Teropongdaily, Medan-Bagi mahasiswa, Indeks Prestasi Kumulatif (IPK) masih dianggap sebagai tolok ukur utama kesuksesan. Namun, apakah IPK tinggi menjamin karier yang cemerlang? Dunia kerja justru menunjukkan fakta berbeda: banyak lulusan ber-IPK tinggi kesulitan bersaing karena minim pengalaman dan keterampilan praktis.
IPK memang penting sebagai syarat administratif. Survei Deduktif.id pada 2024 menyebutkan bahwa 64,5% perusahaan masih mencantumkan IPK di atas 3,5 sebagai kualifikasi awal. Namun, setelah seleksi berkas, pertimbangan bergeser pada soft skill seperti komunikasi, kepemimpinan, dan kemampuan kerja tim. Hal-hal yang tidak dapat dibuktikan hanya melalui transkrip nilai.
Survei LinkedIn tahun 2022 bahkan menempatkan soft skill di atas hard skill akademik, terutama bagi pelamar tahap awal. Hal ini membuktikan bahwa dunia kerja lebih membutuhkan karakter dan kemampuan adaptasi, bukan hanya kecerdasan akademik.
Masalahnya, masih banyak mahasiswa yang terlalu fokus mengejar IPK hingga melupakan pentingnya pengalaman berorganisasi, magang, atau proyek kolaboratif. Padahal, pengalaman-pengalaman inilah yang sering kali menjadi bahan pembahasan saat wawancara kerja.
Apakah itu berarti IPK tidak penting? Tentu saja penting, sebagai bukti kedisiplinan akademik. Namun, menjadikannya satu-satunya tolok ukur adalah sebuah kekeliruan. Dunia kerja mencari sosok yang utuh secara intelektual, emosional, dan sosial mereka yang tangguh, adaptif, dan siap memberikan solusi.

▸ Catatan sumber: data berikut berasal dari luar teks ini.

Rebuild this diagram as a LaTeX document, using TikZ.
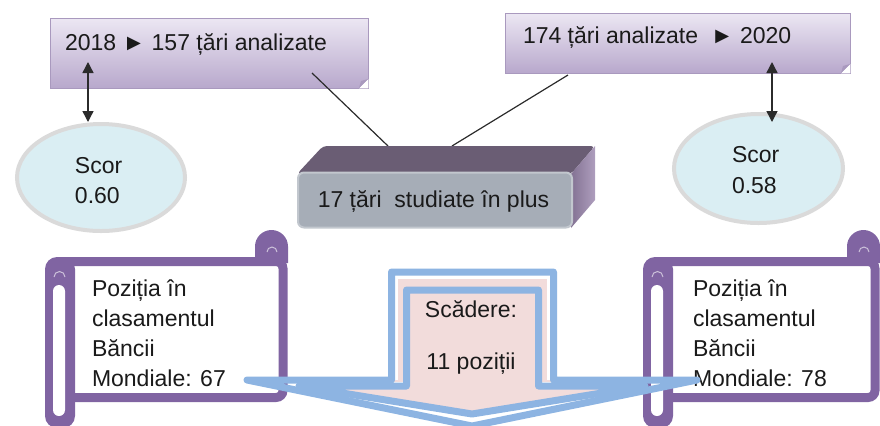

Jadi, mulai sekarang, jangan hanya mengejar angka. Kejar kualitas. Seimbangkan pencapaian akademik dengan pengembangan diri. Karena di luar sana, yang paling dibutuhkan bukan sekadar yang pintar, melainkan yang siap bekerja dan tumbuh bersama dunia yang terus berubah.